Adventures in Babysitting

Illustration by Jack Unruh

I felt more general hopefulness about starting graduate school than I had felt about practically anything I had ever done before.

With a few weeks to go, to make a little money before school started, I put up a notice on the local café bulletin board, on Balboa Island near Newport Beach. I’d just finished three years of teaching elementary school, and I figured babysitting would be a breeze. After a couple of days, I received a call from a mother who lived just a few blocks over from my new tiny studio apartment, on a street named for a jewel—Pearl, maybe, or Emerald.

I walked over in the gorgeous blue-skied morning at about ten o’clock, asked her absolutely nothing about her kids, answered all two of her questions, said everything would be fine, and she, with slumped shoulders and head down, ran off to run errands in some kind of hurry.

She had two children, boys: a baby and a 5-year-old. I suggested we go to the nearby beach and realized uncomfortably only while walking over that I had never babysat for an actual baby before. I chatted up the bright-faced 5-year-old, in the hopes that he could help a bit.

At the beach, the baby patted a shovel in the sand happily. Boats and kayaks skimmed the bay. We all seemed to be getting along fine, but ten minutes in, the older boy’s face soured and he raised up one of his shoes and threw it into the water. “Ha!” he said, in a taunting voice. “Will you get that?” I asked. The shoe bobbed along, pushed and batted by the light waves. He threw in his other shoe. I gave him a reprimanding look, but he just laughed.

After a few minutes, I left the baby in the sand, rolled up my pants, and ran in to retrieve the shoes. The boy was running around the beach, squawking and making faces at me. He had been my ally just minutes ago. “I’m counting to three,” I said. Or, “This is not acceptable.” Or, “Looks like I’ll have to tell your mother.” He stuck out his tongue and ran away. A murmur of fear rustled through me.

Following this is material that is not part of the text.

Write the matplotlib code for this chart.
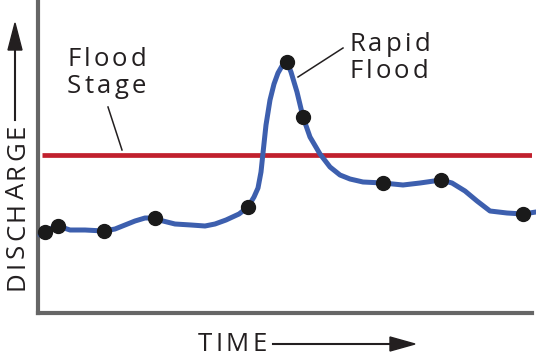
import matplotlib
matplotlib.use("Agg")
import matplotlib.pyplot as plt
from matplotlib.lines import Line2D
from matplotlib import font_manager, ft2font
from matplotlib.font_manager import FontProperties

# Data (arbitrary units: time and discharge)
curve_time = [2, 7, 14, 20, 32, 47, 66, 77, 87, 97, 107, 117, 125, 137, 153, 167, 177, 188, 201, 210,
              216, 220, 223, 225, 228, 232, 236, 240, 244, 249, 253, 259, 265, 272, 282, 292, 302, 312,
              325, 345, 365, 382, 403, 414, 427, 439, 452, 469, 485, 498]
curve_discharge = [78, 81, 85, 87, 83, 83, 82, 84, 88, 92, 95, 95, 92, 89, 88, 87, 89, 93, 99, 106,
                   116, 125, 141, 160, 188, 213, 229, 240, 247, 251, 241, 221, 196, 176, 159, 146, 138,
                   134, 131, 130, 128, 130, 133, 130, 122, 112, 102, 100, 99, 101]
point_time = [7, 20, 66, 117, 210, 249, 265, 345, 403, 485]
point_discharge = [81, 87, 82, 95, 106, 251, 196, 130, 133, 99]
flood_stage = 158

W, H = 536, 357
fig = plt.figure(figsize=(W / 100, H / 100), dpi=100)
ax = fig.add_axes([38 / W, (H - 313) / H, (532 - 38) / W, 313 / H])
ax.set_xlim(0, 494)
ax.set_ylim(0, 313)

for s in ["top", "right"]:
    ax.spines[s].set_visible(False)
for s in ["left", "bottom"]:
    ax.spines[s].set_color("#666666")
    ax.spines[s].set_linewidth(3.0)
ax.set_xticks([])
ax.set_yticks([])

ax.plot([4, 494], [flood_stage, flood_stage], color="#c1202d", lw=3.4, solid_capstyle="butt", zorder=2)
ax.plot(curve_time, curve_discharge, color="#3d5fae", lw=3.6, solid_joinstyle="round",
        solid_capstyle="round", clip_on=False, zorder=3)
ax.plot(point_time, point_discharge, "o", color="#1a1a1a", ms=10, clip_on=False, zorder=4)

FONT = "Open Sans"
tc = "#231f20"
SIZE = 18.5
TRACK = 3.2  # extra pixels between letters

_path = font_manager.findfont(FontProperties(family=FONT))
_ft = ft2font.FT2Font(_path)
_ft.set_size(SIZE, 100)


def adv(c):
    g = _ft.load_char(ord(c))
    return g.linearHoriAdvance / 65536.0


def fx(px):
    return px / W


def fy(py):
    return 1 - py / H


def tracked(px, py, s, vertical=False):
    """Draw text with letter spacing. (px, py) = start of baseline in pixels (top-left origin)."""
    pos = 0.0
    for c in s:
        if vertical:
            fig.text(fx(px), fy(py - pos), c, fontsize=SIZE, family=FONT, color=tc,
                     rotation=90, rotation_mode="anchor", ha="left", va="baseline")
        else:
            fig.text(fx(px + pos), fy(py), c, fontsize=SIZE, family=FONT, color=tc,
                     ha="left", va="baseline")
        pos += adv(c) + TRACK


tracked(67, 66, "Flood")
tracked(67, 93, "Stage")
fig.add_artist(Line2D([fx(108), fx(122)], [fy(107), fy(150)], transform=fig.transFigure,
                      color=tc, lw=1.1))

tracked(349, 51, "Rapid")
tracked(349, 78, "Flood")
fig.add_artist(Line2D([fx(343), fx(298)], [fy(48), fy(77)], transform=fig.transFigure,
                      color=tc, lw=1.1))

tracked(24, 290, "DISCHARGE", vertical=True)
fig.add_artist(Line2D([fx(15), fx(15)], [fy(120), fy(48)], transform=fig.transFigure,
                      color=tc, lw=1.5))
fig.add_artist(plt.Polygon([[fx(8), fy(50)], [fx(22), fy(50)], [fx(15), fy(23)]],
                           closed=True, transform=fig.transFigure, color=tc))

tracked(198, 351, "TIME")
fig.add_artist(Line2D([fx(273), fx(392)], [fy(344), fy(344)], transform=fig.transFigure,
                      color=tc, lw=1.5))
fig.add_artist(plt.Polygon([[fx(390), fy(337)], [fx(390), fy(351)], [fx(415), fy(344)]],
                           closed=True, transform=fig.transFigure, color=tc))

fig.savefig("out.png", dpi=100)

Back at the house for lunch, the brother pointed out to me that the baby needed a diaper change. In the side room, I changed and wiped with inexperienced hands. The older boy began making some kind of muttering noise in the kitchen; I didn’t like the sound of it. I had baby poop on my fingers, but I stepped out of the changing area, the baby safe but starting to cry on the table, and peeked in. The boy was standing at the kitchen counter, lifting knives in and out of the knife block. “Hey!” I said sharply. The baby wailed. Panic rose in spikes inside me. The boy turned around and laughed. Then he reached back into the knife block, pulled out the sharpest chef’s knife, and pointed it right at me.

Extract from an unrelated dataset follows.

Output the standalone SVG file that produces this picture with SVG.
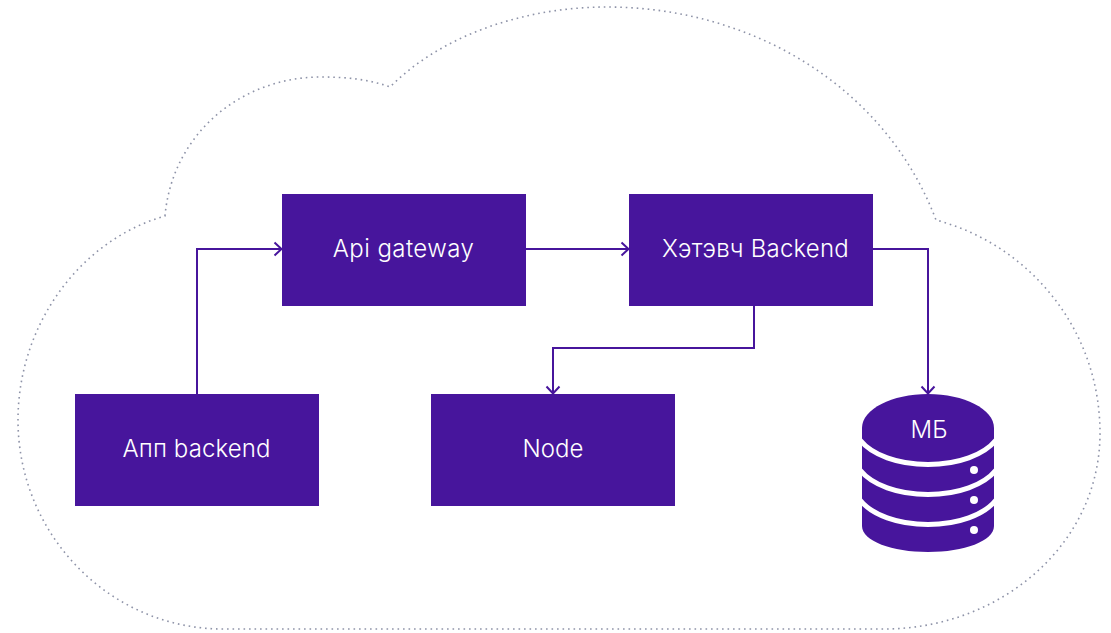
<svg xmlns="http://www.w3.org/2000/svg" width="1111" height="633" viewBox="0 0 1111 633">
<style>
.box{fill:#47159c}
.lbl{font-family:"Inter","Liberation Sans",sans-serif;font-weight:300;font-size:24px;fill:#fff;text-anchor:middle}
.conn{fill:none;stroke:#47159c;stroke-width:2}
.cloud{fill:none;stroke:#8e93a8;stroke-width:1.6;stroke-dasharray:1.6 3.9}
.gap{fill:none;stroke:#fff;stroke-width:5}
</style>
<defs>
<marker id="arr" viewBox="0 0 12 16" markerUnits="userSpaceOnUse" markerWidth="12" markerHeight="16" refX="10.500" refY="8" orient="auto"><path d="M3 1.500L10 8L3 14.500" fill="none" stroke="#47159c" stroke-width="2"/></marker>
</defs>
<rect width="1111" height="633" fill="#fff"/>
<path id="cloud" class="cloud" d="M165 216C172 135 240 77 321 77C345 77 368 79 390 87C445 32 530 7 607 7C750 7 885 85 936 220C1030 245 1100 330 1100 433C1100 545 1000 629 884 629L223 629C110 629 18 535 18 420C18 325 80 240 165 216Z"/>
<g id="connectors">
<path class="conn" marker-end="url(#arr)" d="M197 394V249H282"/>
<path class="conn" marker-end="url(#arr)" d="M526 249H629"/>
<path class="conn" marker-end="url(#arr)" d="M754 306V348H553V394"/>
<path class="conn" marker-end="url(#arr)" d="M873 249H928V394"/>
</g>
<g id="api-gateway"><rect class="box" x="282" y="194" width="244" height="112"/><text class="lbl" x="403.500" y="257" letter-spacing=".45">Api gateway</text></g>
<g id="hetevch-backend"><rect class="box" x="629" y="194" width="244" height="112"/><text class="lbl" x="755.500" y="257" letter-spacing=".2">Хэтэвч Backend</text></g>
<g id="app-backend"><rect class="box" x="75" y="394" width="244" height="112"/><text class="lbl" x="196.500" y="457" letter-spacing=".1">Апп backend</text></g>
<g id="node"><rect class="box" x="431" y="394" width="244" height="112"/><text class="lbl" x="553" y="457">Node</text></g>
<g id="db">
<path class="box" d="M862 428C862 409 892 394 928 394C964 394 994 409 994 428V526C994 541 964 552 928 552C892 552 862 541 862 526Z"/>
<path id="gap1" class="gap" d="M860 440C872 455 898 464.500 928 464.500C958 464.500 984 455 996 440"/>
<path id="gap2" class="gap" d="M860 470C872 485 898 494.500 928 494.500C958 494.500 984 485 996 470"/>
<path id="gap3" class="gap" d="M860 500C872 515 898 524.500 928 524.500C958 524.500 984 515 996 500"/>
<circle cx="974" cy="470" r="4" fill="#fff"/><circle cx="974" cy="500" r="4" fill="#fff"/><circle cx="974" cy="530" r="4" fill="#fff"/>
<text class="lbl" x="929" y="438">МБ</text>
</g>
</svg>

“Put that down!” I said. The baby was screaming now. The boy placed the knife on the counter, coyly, but stood by it. Something had turned, and I didn’t feel safe; I washed my hands fast, put the knife block in a high cabinet, and called his mother. It had been maybe two hours of a scheduled five. The baby was still crying on the changing table, and I grabbed him and held him close, the diaper too loose, the odor of poop still hovering in the air, and we stood in the kitchen, wide-eyed, watching as the older boy cowered and grinned in a corner by the dishwasher. I wanted desperately to leave.

When the mother finally came home, the boy ran and hugged her leg, and she confessed in a low voice that he was on medication for behavioral problems and she had experimented, that morning, with taking him off it. “I’m really sorry,” she said. “I just thought it was worth a try.”